The European Court has held that it may be appropriate and proportionate for an employer to view an employee's personal email/messenger account. The Court had to balance Article 8 of the ECHR (The Right to a Private Life) with an employee's obligation to an employer that "it is not unreasonable for an employer to want to verify that the employees are completing their professional tasks during working hours" and provided that the monitoring was limited in scope and proportionate, it was free to monitor an employee's email/messenger account.
On the facts of the case Mr B was invited by his employer to set up a Yahoo messenger account to communicate with the employer's clients whilst he was at work. Mr B also communicated with his family, friends, and his fiancé.

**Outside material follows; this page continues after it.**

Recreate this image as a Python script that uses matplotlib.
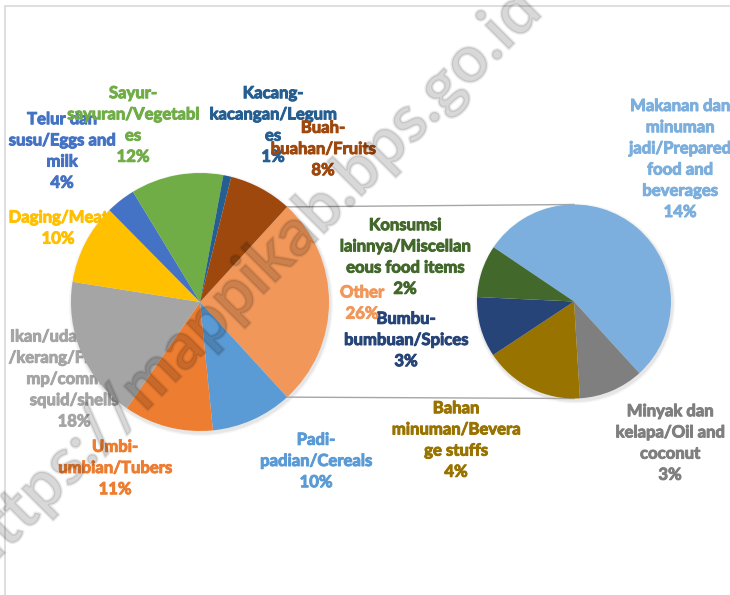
import matplotlib
matplotlib.use("Agg")
import matplotlib.pyplot as plt
import matplotlib.patheffects as pe
import numpy as np
from matplotlib.patches import Circle, Rectangle

#DATOS

#pie principal (orden de Excel, empezando por "Other")
main_labels = [
    "Padi-\npadian/Cereals",
    "Umbi-\numbian/Tubers",
    "Ikan/udang/cumi\n/kerang/Fish/shri\nmp/common\nsquid/shells",
    "Daging/Meat",
    "Telur dan\nsusu/Eggs and\nmilk",
    "Sayur-\nsayuran/Vegetabl\nes",
    "Kacang-\nkacangan/Legum\nes",
    "Buah-\nbuahan/Fruits",
]
main_values = [10.2, 11.2, 17.9, 10.1, 3.7, 11.6, 1.0, 7.9]
main_colors = ["#5B9BD5", "#ED7D31", "#A5A5A5", "#FFC000",
               "#4472C4", "#70AD47", "#255E91", "#9E480E"]

#pie secundario (desglose de "Other")
sub_labels = [
    "Makanan dan\nminuman\njadi/Prepared\nfood and\nbeverages",
    "Minyak dan\nkelapa/Oil and\ncoconut",
    "Bahan\nminuman/Bevera\nge stuffs",
    "Bumbu-\nbumbuan/Spices",
    "Konsumsi\nlainnya/Miscellan\neous food items",
]
sub_values = [14.2, 2.85, 4.4, 2.65, 2.3]
sub_colors = ["#7CAFDD", "#7F7F7F", "#997300", "#264478", "#43682B"]

other_label = "Other"
other_color = "#F1975A"
other_value = sum(sub_values)

#posiciones de las etiquetas en pixeles (x, y desde arriba)
main_label_pos = [(316, 461), (115, 468), (74, 379), (58, 228),
                  (62, 151), (133, 125), (273, 125), (323, 149)]
sub_label_pos = [(680, 159), (670, 443), (456, 440), (406, 340), (405, 257)]
other_label_pos = (362, 303)

#CONFIGURACION
W, H = 730, 595
MAIN_C, MAIN_R = (200, 302), 129
SUB_C, SUB_R = (574, 301.5), 97
SUB_START = 146
FONT = "Lato"
FS = 12


def px(x, y):
    #pasamos de coordenadas de pixel (y hacia abajo) a datos
    return x, H - y


def soft_shadow(ax, center, r):
    for k, a in [(3.0, 0.04), (1.5, 0.06)]:
        ax.add_patch(Circle((center[0] + 1, center[1] - 2), r + k,
                            facecolor="black", alpha=a, lw=0, zorder=1.5))


fig = plt.figure(figsize=(W / 100, H / 100), dpi=100)
ax = fig.add_axes([0, 0, 1, 1])

#pie principal: "Other" centrado a la derecha
values = [other_value] + main_values
colors = [other_color] + main_colors
start = 180 * other_value / sum(values)
mc = px(*MAIN_C)
soft_shadow(ax, mc, MAIN_R)
ax.pie(values, colors=colors, startangle=start, counterclock=False,
       center=mc, radius=MAIN_R, wedgeprops={"linewidth": 0, "zorder": 2})

#pie secundario
sc = px(*SUB_C)
soft_shadow(ax, sc, SUB_R)
ax.pie(sub_values, colors=sub_colors, startangle=SUB_START, counterclock=False,
       center=sc, radius=SUB_R, wedgeprops={"linewidth": 0, "zorder": 2})

#lineas de conexion
theta = np.deg2rad(start)
for sign in (1, -1):
    x0 = mc[0] + MAIN_R * np.cos(theta)
    y0 = mc[1] + sign * MAIN_R * np.sin(theta)
    ax.plot([x0, sc[0]], [y0, sc[1] + sign * SUB_R], color="#A6A6A6",
            lw=1, zorder=1.8)

#etiquetas (con un trazo fino para que parezcan negrita)
total = sum(values)
def label(txt, v, pos, color):
    x, y = px(*pos)
    ax.text(x, y, f"{txt}\n{round(100 * v / total)}%", ha="center",
            va="center", color=color, fontsize=FS, fontweight="bold",
            family=FONT, linespacing=1.4, zorder=1,
            path_effects=[pe.withStroke(linewidth=0.7, foreground=color)])

for t, v, p, c in zip(main_labels, main_values, main_label_pos, main_colors):
    label(t, v, p, c)
for t, v, p, c in zip(sub_labels, sub_values, sub_label_pos, sub_colors):
    label(t, v, p, c)
label(other_label, other_value, other_label_pos, other_color)

#marca de agua (trazo + relleno se suman, por eso el alpha es bajo)
wm_alpha = 0.08
wx, wy = px(250, 282)
ax.text(wx, wy, "https://mappikab.bps.go.id", rotation=45, ha="center",
        va="center", rotation_mode="anchor", fontsize=47.5, fontweight="bold",
        family=FONT, color="black", alpha=wm_alpha, zorder=5,
        path_effects=[pe.withStroke(linewidth=2, foreground="black",
                                    alpha=wm_alpha)])

#borde del area del grafico
bx, by = px(5, 6)
ax.add_patch(Rectangle((bx, -10), W, by + 10, fill=False,
                       edgecolor="#D9D9D9", lw=1.2, zorder=0))

ax.set_xlim(0, W)
ax.set_ylim(0, H)
ax.set_aspect("equal")
ax.axis("off")
fig.savefig("out.png", dpi=100)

The employer examined a string of messages within the Yahoo messenger account and discovered the personal and intimate messages and dismissed the employee for breach of its IT policy. They placed reliance on the fact that the messenger account contained was set up to facilitate client communications. The employer limited itself to not looking at any other data or documents on Mr B's computer.
The Court found on the facts that it was proportionate for the employer to view the messenger account because it believed that it should have been used for client related communications.
Whilst this case has produced much publicity and in some sections of the media it has been presented as giving an employer carte blanche to look at employee's personal email accounts. We do not believe that the facts of this case do give the employer that scope. It must be remembered that it was at the employer's behest that the messenger service was set up by the employee for the purpose of conducting employer business (the facts of this case go back some 10 years!)
Under these circumstances the Court found that it was proportionate for an employer to review the messenger account as the account had been set up for business purposes only and they could see that it was being used for private purposes for a significant part of the working day. This then overrode the employee's right to a private life under Article 8 of the ECHR. This case does not give an employer the right to view private email or a web chat account. However, if an employer could see that its devises or computer systems were being used for private purposes, they could impose a disciplinary sanction for breach of its IT or email policy. But it could not delve into the private email or web chat accounts and read the individual messages.
What this case does not do is give the employer a free reign to demand inspection of employee's personal email accounts unless for instance it suspected that an employee had been using a personal email account to breach employer confidential information and it could obtain an Order from the Court by way of an Injunction to examine the employee's email account if there was good evidence that it had been used in breach of the employee's obligation of confidentiality.